60.              As I have already mentioned, Mr Bishop also advanced what he suggested was a freestanding argument based on the wording of section 108(1)(b) and 108(2)(b) of the Equality Act, specifically the wording "would, if it occurred during the relationship, contravene this Act".  He submitted this wording required the claimant to show that the disciplinary proceedings were unlawful from the outset or that it was unlawful for the respondent to have continued the process to the point of making a decision and/or that the finding of gross misconduct was not one that a reasonable employer could make.  He accepted this argument had not been put forward in support of the strike out application before the employment judge.  I do not agree that this is the effect of the statutory provisions, let alone that it is plainly so, such that strike out is the correct course. 

61.              These provisions require that the act said to constitute the victimisation or harassment would have contravened the Equality Act had it occurred during the relevant relationship, that is to say, here, the employment relationship.  In other words, the act in question will not be regarded as unlawful unless it would have met the applicable statutory criteria for the cause of action, had it occurred whilst the claimant was still employed.  To take one example, which I stress is not this case, section 27(3), when setting out the ingredients of the definition of victimisation, provides that giving false evidence or making a false allegation is not a protected act if the evidence is given or the allegation is made in bad faith.  So in a post‑termination case of victimisation, if section 27(3) was raised, then the tribunal would have to be satisfied of the absence of bad faith, just as much in that post‑termination case as in a case where the person in question was still in employment.  But I do not consider that these provisions in section 108 require the claimant to meet some additional hurdle that would not apply if she was still in employment. 

62.              Further or alternatively, in the passages I have already read, the claimant's pleading did in fact refer to there being no legal or legitimate basis for the respondent to have taken the actions that it did in relation to the disciplinary process.  So insofar as it is a pleading point that is being raised, it is something that is in fact addressed in the claimant's pleading.

63.              As I have already noted, the claimant's pleading will require further particulars, not least, in addition to the matters that I have recently referred to, to identify the protected acts that are relied on, but I do not consider that Mr Bishop’s submission identifies any fatal deficiency in the particulars of claim.  For the reasons I have given, I do not consider that the statutory provisions incorporate a freestanding requirement to establish additional elements to the claimant's case or, in the alternative, if I am wrong about that, then the respondent is raising a novel legal argument which, whilst they may develop it further as the case proceeds, it is not a matter that supports a strike out at this stage.
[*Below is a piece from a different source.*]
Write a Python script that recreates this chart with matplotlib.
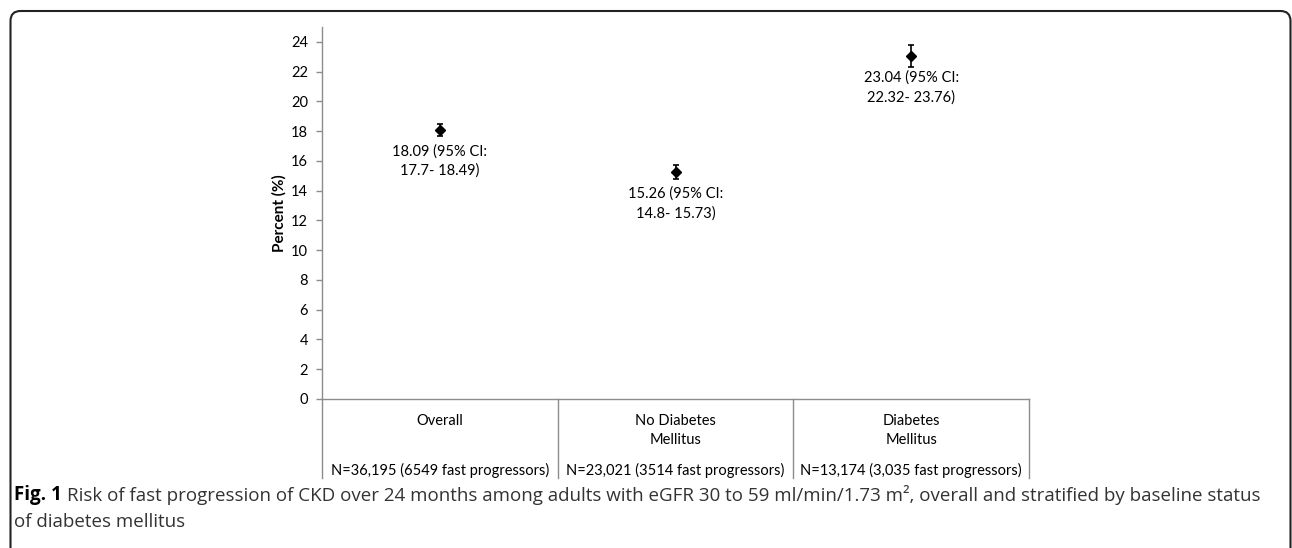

64.              At one point during his submissions Mr Bishop appeared to resile from the proposition that these provisions provided a freestanding basis to support the striking out of the claim.  He appeared to say that these provisions were simply another way of emphasising the point which the employment judge had made in paragraph 17 of her judgment.  Insofar as it is not a freestanding submission, then I have already dealt with it when I addressed the employment judge's paragraph 17 and Mr Bishop's related contentions. 

65.              It therefore follows that I will allow the appeal and remit the claim.  It will be a matter for the respondent to decide whether to pursue the application to strike out at this or at a future juncture.  If it does so, Mr Ibekwe has sensibly suggested that it could be decided either by Employment Judge Burns or by another employment judge, whichever course is less likely to occasion delay.